In fact, an instructor of a standard calculus course, who chooses to use Calculus in Context as its main textbook, could very naturally begin the course, not with Chapters 5 and 6, but with Chapter 7 (Differential Calculus) and Chapter 9 (The Basics of Integral Calculus). These chapters, essentially representing the book’s mathematical core of calculus, fit within a compass of 140 pages. Such an instructor could chart a path through these 140 pages (as the course’s “mathematical spine”) and enhance this spine with (to quote Sawyer) “the almost overwhelming number of applications of calculus, and the well-researched details for each application”.
This strategy for using Calculus in Context in the college classroom puts certain demands on the instructor: namely, taking the time and effort needed to (i) customize the mathematical spine (i.e., chapters 7 and 9) consistent with the course’s mathematical syllabus, and (ii) select those historical/contextual applications, examples, and problems best suited to his or her students’ abilities and backgrounds. This path through the book could offer the instructor a safeguard, insuring the mathematical material (in terms of both scope and depth) will not be overwhelmed as he or she decides exactly what historical/contextual material to incorporate.

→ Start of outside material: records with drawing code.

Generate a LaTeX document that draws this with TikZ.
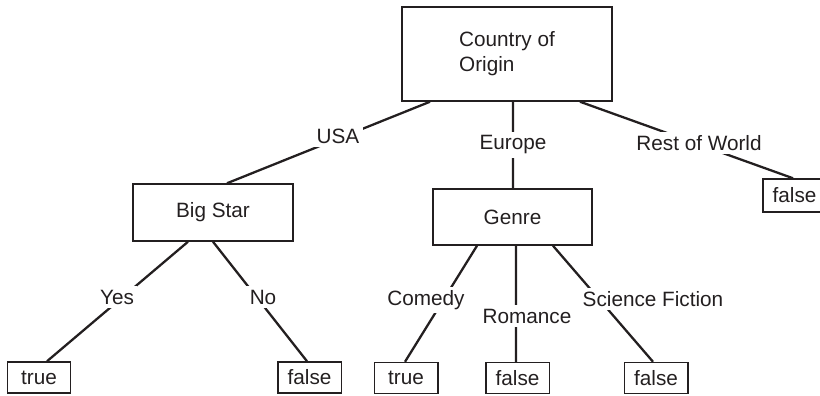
\documentclass[tikz,border=0pt]{standalone}
\usepackage{fontspec}
\setmainfont{Liberation Sans}
\usetikzlibrary{calc}
\definecolor{ink}{HTML}{231F20}

\begin{document}
\begin{tikzpicture}[x=0.02cm, y=-0.02cm,
  attr/.style={draw=ink, line width=0.85pt, inner sep=0pt, text=ink,
    font=\fontsize{11.8}{14.2}\selectfont},
  leaf/.style={attr, minimum width=1.27cm, minimum height=0.62cm},
  branch/.style={draw=ink, line width=1.3pt},
  choice/.style={fill=white, inner sep=2pt, text=ink,
    font=\fontsize{11.8}{14.2}\selectfont}
]
\useasboundingbox (0,0) rectangle (820,395);

%% --- attribute tests ---
\node[attr, minimum width=4.2cm, minimum height=1.88cm, align=left]
  (origin) at (507,54) {Country of\\Origin};
\node[attr, minimum width=3.2cm, minimum height=1.14cm]
  (bigstar) at (213,212.5) {Big Star};
\node[attr, minimum width=3.18cm, minimum height=1.12cm]
  (genre) at (512.5,217) {Genre};

%% --- leaves ---
\node[leaf] (yesTrue)      at (39,377.5)  {true};
\node[leaf] (noFalse)      at (309.5,377.5) {false};
\node[leaf] (comedyTrue)   at (406,378)   {true};
\node[leaf] (romanceFalse) at (517.5,378) {false};
\node[leaf] (scifiFalse)   at (656,378)   {false};
\node[leaf, minimum height=0.66cm] (restFalse) at (794.5,195.5) {false};

%% --- branches from country of origin ---
\draw[branch] ($(origin.south)+(-77,0)$) -- ($(bigstar.north)+(14,0)$);
\draw[branch] ($(origin.south)+(6,0)$)   -- ($(genre.north)+(0.5,0)$);
\draw[branch] ($(origin.south)+(73,0)$)  -- ($(restFalse.north)+(-1.5,0)$);

%% --- branches from big star ---
\draw[branch] ($(bigstar.south)+(-25,0)$) -- ($(yesTrue.north)+(8,0)$);
\draw[branch] (bigstar.south) -- ($(noFalse.north)+(-2.5,0)$);

%% --- branches from genre ---
\draw[branch] ($(genre.south)+(-35.5,0)$) -- ($(comedyTrue.north)+(-1,0)$);
\draw[branch] ($(genre.south)+(3.5,0)$)   -- ($(romanceFalse.north)+(-1.5,0)$);
\draw[branch] ($(genre.south)+(40.5,0)$)  -- ($(scifiFalse.north)+(-3,0)$);

%% --- branch labels ---
\node[choice] (usa)     at (338,136) {USA};
\node[choice] (europe)  at (513,145) {Europe};
\node[choice] (rest)    at (699,143) {Rest of World};
\node[choice] (yes)     at (117,297) {Yes};
\node[choice] (no)      at (263,297) {No};
\node[choice] (comedy)  at (426,300) {Comedy};
\node[choice] (romance) at (527,316) {Romance};
\node[choice] (scifi)   at (653,299) {Science Fiction};

\end{tikzpicture}
\end{document}
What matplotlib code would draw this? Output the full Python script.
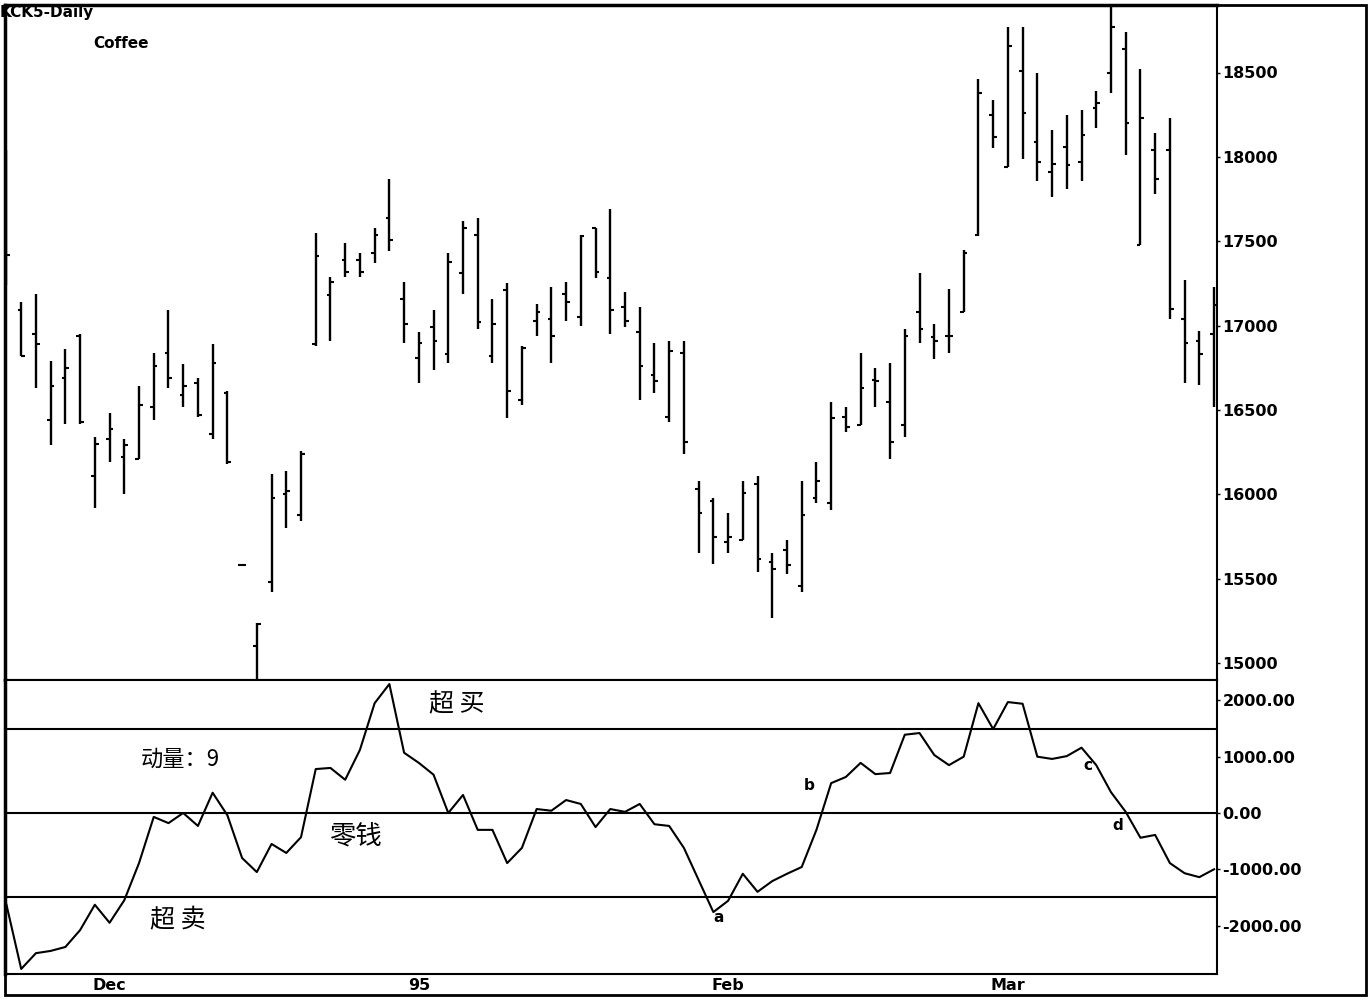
import matplotlib.pyplot as plt
import numpy as np
from matplotlib.patches import Rectangle

# daily bars, KCK5 coffee
highs = [18040, 17140, 17190, 16790, 16860, 16950, 16340, 16480, 16330, 16640,
         16840, 17090, 16770, 16690, 16890, 16610, 15580, 15240, 16120, 16140,
         16260, 17550, 17290, 17490, 17430, 17580, 17870, 17260, 16960, 17090,
         17430, 17620, 17640, 17160, 17250, 16880, 17130, 17230, 17260, 17540,
         17580, 17690, 17200, 17110, 16900, 16910, 16910, 16080, 15980, 15890,
         16080, 16110, 15650, 15730, 16080, 16190, 16550, 16520, 16840, 16750,
         16780, 16980, 17310, 17010, 17220, 17450, 18460, 18340, 18770, 18770,
         18500, 18160, 18250, 18280, 18390, 18900, 18740, 18520, 18140, 18230,
         17270, 16970, 17230]
lows = [17240, 16820, 16630, 16290, 16420, 16420, 15920, 16190, 16000, 16210,
        16440, 16630, 16520, 16460, 16330, 16180, 15580, 14900, 15420, 15800,
        15840, 16880, 16910, 17290, 17290, 17370, 17440, 16900, 16660, 16740,
        16780, 17190, 16980, 16780, 16450, 16530, 16940, 16780, 17030, 17000,
        17280, 16950, 16990, 16560, 16600, 16430, 16240, 15650, 15590, 15650,
        15730, 15540, 15270, 15530, 15420, 15950, 15910, 16370, 16410, 16520,
        16210, 16340, 16900, 16800, 16840, 17080, 17530, 18050, 17940, 17990,
        17860, 17760, 17810, 17860, 18170, 18380, 18010, 17480, 17780, 17040,
        16660, 16650, 16520]
opens = [17700, 17090, 16950, 16440, 16690, 16940, 16110, 16330, 16220, 16210,
         16520, 16840, 16590, 16660, 16360, 16600, 15580, 15100, 15480, 16000,
         15880, 16890, 17180, 17390, 17390, 17430, 17640, 17160, 16810, 16990,
         16830, 17310, 17540, 16820, 17210, 16560, 17030, 17040, 17190, 17050,
         17580, 17280, 17110, 16960, 16710, 16460, 16840, 16030, 15960, 15720,
         15730, 16060, 15600, 15670, 15460, 15980, 15950, 16460, 16410, 16680,
         16550, 16410, 17080, 16930, 16940, 17080, 17540, 18250, 17940, 18510,
         18090, 17910, 18060, 17970, 18290, 18500, 18640, 17480, 18040, 18040,
         17040, 16910, 16950]
closes = [17420, 16820, 16890, 16640, 16750, 16430, 16300, 16390, 16290, 16530,
          16760, 16690, 16640, 16470, 16780, 16190, 15580, 15230, 15980, 16020,
          16240, 17410, 17260, 17320, 17320, 17540, 17510, 17010, 16900, 16910,
          17380, 17580, 17020, 17010, 16610, 16870, 17080, 16940, 17140, 17530,
          17320, 17090, 17030, 16760, 16670, 16850, 16310, 15890, 15750, 15750,
          16010, 15620, 15560, 15580, 15880, 16080, 16450, 16400, 16630, 16670,
          16310, 16940, 16980, 16910, 16940, 17430, 18380, 18120, 18660, 18260,
          17970, 17960, 17950, 18130, 18320, 18770, 18200, 18230, 17870, 17100,
          16900, 16830, 17120]

# 9-day momentum
momentum = [-1630, -2770, -2490, -2450, -2380, -2080, -1630, -1950, -1550, -890,
            -70, -180, 0, -230, 360, -40, -800, -1050, -550, -710,
            -430, 780, 800, 590, 1120, 1950, 2290, 1070, 890, 680,
            0, 320, -300, -300, -890, -620, 70, 40, 230, 160,
            -250, 70, 20, 160, -200, -230, -620, -1190, -1760, -1560,
            -1080, -1400, -1210, -1080, -960, -300, 530, 640, 890, 690,
            710, 1390, 1420, 1030, 850, 1000, 1950, 1490, 1970, 1940,
            1000, 960, 1010, 1160, 850, 370, 20, -440, -390, -890,
            -1070, -1140, -1000]

month_pos = [7, 28, 49, 68]
month_labels = ['Dec', '95', 'Feb', 'Mar']
price_ticks = [15000, 15500, 16000, 16500, 17000, 17500, 18000, 18500]
mom_ticks = [-2000, -1000, 0, 1000, 2000]
mom_levels = [1500, 0, -1500]

W, H = 1370, 1000


def box(x0, y0, x1, y1):
    # pixel box -> figure fraction rect
    return [x0 / W, 1 - y1 / H, (x1 - x0) / W, (y1 - y0) / H]


def px(x, y):
    return x / W, 1 - y / H


cjk = ['Noto Sans CJK SC', 'DejaVu Sans']

fig = plt.figure(figsize=(13.7, 10), dpi=100)
ax1 = fig.add_axes(box(5, 5, 1217, 680))
ax2 = fig.add_axes(box(5, 680, 1217, 974))

x = np.arange(len(highs))

# price bars
ax1.vlines(x, lows, highs, color='black', lw=1.7)
ax1.hlines(opens, x - 0.25, x, color='black', lw=1.5)
ax1.hlines(closes, x, x + 0.25, color='black', lw=1.5)
ax1.set_xlim(-0.1, 82.2)
ax1.set_ylim(14900, 18900)
ax1.set_xticks([])
ax1.yaxis.tick_right()
ax1.set_yticks(price_ticks)
ax1.set_yticklabels([str(t) for t in price_ticks])

# momentum
ax2.plot(x, momentum, color='black', lw=1.5)
for lv in mom_levels:
    ax2.axhline(lv, color='black', lw=1.5)
ax2.set_xlim(-0.1, 82.2)
ax2.set_ylim(-2860, 2362)
ax2.yaxis.tick_right()
ax2.set_yticks(mom_ticks)
ax2.set_yticklabels(['%.2f' % t for t in mom_ticks])
ax2.set_xticks(month_pos)
ax2.set_xticklabels(month_labels)
ax2.tick_params(axis='x', length=0, pad=3)

for ax in (ax1, ax2):
    ax.tick_params(axis='y', length=2.5, width=1, pad=1.5)
    for lab in ax.get_yticklabels() + ax.get_xticklabels():
        lab.set_fontsize(11.5)
        lab.set_fontweight('bold')
    ax.spines['left'].set_linewidth(2.5)
    ax.spines['right'].set_linewidth(1.5)
    ax.spines['top'].set_linewidth(1.5)
    ax.spines['bottom'].set_linewidth(1.5)
ax1.spines['top'].set_linewidth(2.5)

# outer frame
fig.add_artist(Rectangle(px(5, 995), (1366 - 5) / W, (995 - 5) / H,
                         transform=fig.transFigure, fill=False,
                         edgecolor='black', lw=2))

fig.text(*px(0, 12), 'KCK5-Daily', fontsize=11, fontweight='bold', va='center', ha='left')
fig.text(*px(93, 43), 'Coffee', fontsize=11, fontweight='bold', va='center', ha='left')

fig.text(*px(457, 704), '超 买', family=cjk, fontsize=18, fontweight='medium',
         va='center', ha='center')
fig.text(*px(180, 759), '动量：9', family=cjk, fontsize=16, fontweight='medium',
         va='center', ha='center')
fig.text(*px(355, 836), '零钱', family=cjk, fontsize=19, fontweight='medium',
         va='center', ha='center')
fig.text(*px(178, 920), '超 卖', family=cjk, fontsize=18, fontweight='medium',
         va='center', ha='center')

for lab, (lx, ly) in zip(['a', 'b', 'c', 'd'],
                         [(719, 918), (809, 786), (1088, 765), (1118, 825)]):
    fig.text(*px(lx, ly), lab, fontsize=11, fontweight='bold', va='center', ha='center')

fig.savefig('out.png', dpi=100)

I taught mathematics courses to both majors and non-majors alike at all undergraduate levels at Indiana University South Bend since 1970. Among my teaching assignments, calculus courses of all varieties were a big part. I was also Chair of IUSB’s Department of Mathematical Sciences for several terms. In addition, I have taught courses in the history and philosophy of science and mathematics in IUSB’s Master of Liberal Studies Program. Since my retirement I have continued offering this kind of course for the master’s program on an occasional basis. I also directed the division of elementary, secondary, and informal education of the NSF for two years before I retired from fulltime work at IUSB.